The tone switch versions of the Duo Jet come equipped with Gretsch's Filter'Tron humbucker pickup made popular by country music guitarist Chet Atkins.

== Notable users ==
George Harrison played a 1957 Duo Jet during The Beatles' early days in Hamburg, and on their first US album. Harrison also posed with the guitar for the cover of his 1987 solo album, Cloud Nine.

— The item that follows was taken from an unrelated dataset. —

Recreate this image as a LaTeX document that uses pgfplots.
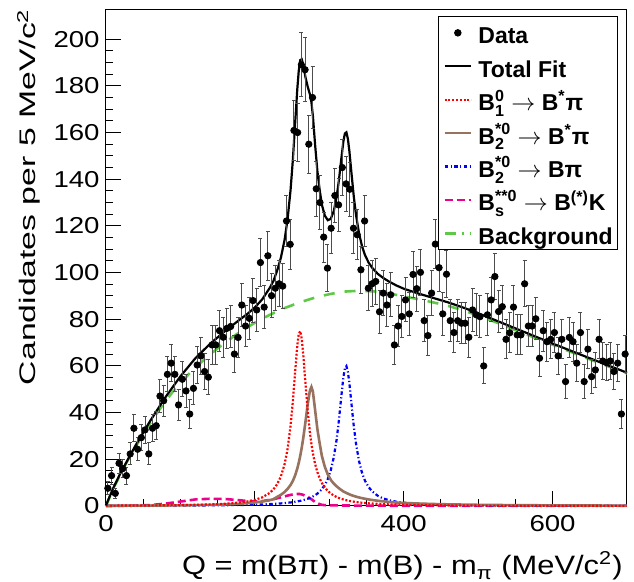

Other notable players of the Duo Jet include Pete Townshend of The Who, who used one on early Quadrophenia era gigs in the UK, and Chris Cornell of Soundgarden. David Gilmour of Pink Floyd owned a 1950s Duo Jet which he used on some of his early work and then again later in his career.

==Variations==
- G6128 – Filtertron pickups, no Bigsby tailpiece
- G6128T – Bigsby and Filtertron pickups
- G6128T-DS – Bigsby and Dynasonic pickups, Rosewood fingerboard, originally based on 1957 version, currently based on 1955 version
- G6128-DS – Dynasonic pickups, no bigsby, Rosewood fingerboard
- G6128T-DCM – Bigsby and Filtertron pickups, Double Cut-away, Dark Cherry Metallic, Ebony Fretboard
- G6128-1962 – Double cutaway version of the Duo Jet, equipped with Bigsby and Filtertron pickups
- G6128T59 – Bigsby and TV Jones classic pickups (Vintage Select '59 Duo Jet edition)
- G6128TCG – Bigsby and Dynasonic pickups, in a Cadillac Green finish with Gold hardware
- G6128TVP – aka the "Power Jet" Pickups are upgraded to TV Jones Power'Trons
- G6128T-TVP – Bigsby equipped version of the Power Jet
- G6128T 6 12 – Double-necked six- and twelve-string guitar with 4 Filtertron pickups.
- G6128T-GH – Custom shop and standard versions of George Harrison's Duo Jet. The custom shop version is designed and built to appear like George Harrison's original appears today. Standard version has the color scheme of Harrison's guitar and features his signature on truss-rod cover. Both versions include all black body and moved bottom strap pin.
- G6128T-CLFG - Cliff Gallup Signature Duo Jet. Cliff Gallup kept his guitar stock, so this version is essentially a custom shop replica of a '54 Duo Jet.
- G6128B - "Thunder Jet" bass version with TV Jones Thunder'Tron pickups

===Other versions===
"Silver Jet"
- G6129 – topped with silver sparkle drum material. Same features as the standard G6128 Duo Jet
- G6129T – equipped with Bigsby
- G6129-1957 – Rosewood finger board, Dynasonic pickups, and no Bigsby
- G6219T-1957 – Rosewood finger board, Dyansonic pickups, with Bigsby
- G6219T-1962 – Double cutaway version, with Bigsby and Filtertrons

"Round Up"
- G6130 – Orange stain, leather bound with western motif carved into the leather, G Branded body, Dynasonic pickups, gold hardware, Rosewood fretboard, no Bigsby

"Jet Firebird"
- G6131 – Duo Jet in Fire Red finish, with Filtertrons, no Bigsby
- G6131T – Fire Red, with Bigsby and Filtertron pickups
- G6131TVP – "Power Jet" version with TV Jones Power'Tron pickups, pinned bridge, Schaller strap locks
- G6131T-TVP – "Power Jet" version with TV Jones Power'Tron pickups, pinned bridge, Sperzel locking tuners, Schaller strap locks, and a Bigsby tailpiece

===Rock Band controller===
A replica of George Harrison's Duo Jet is the basis for a guitar controller for The Beatles: Rock Band.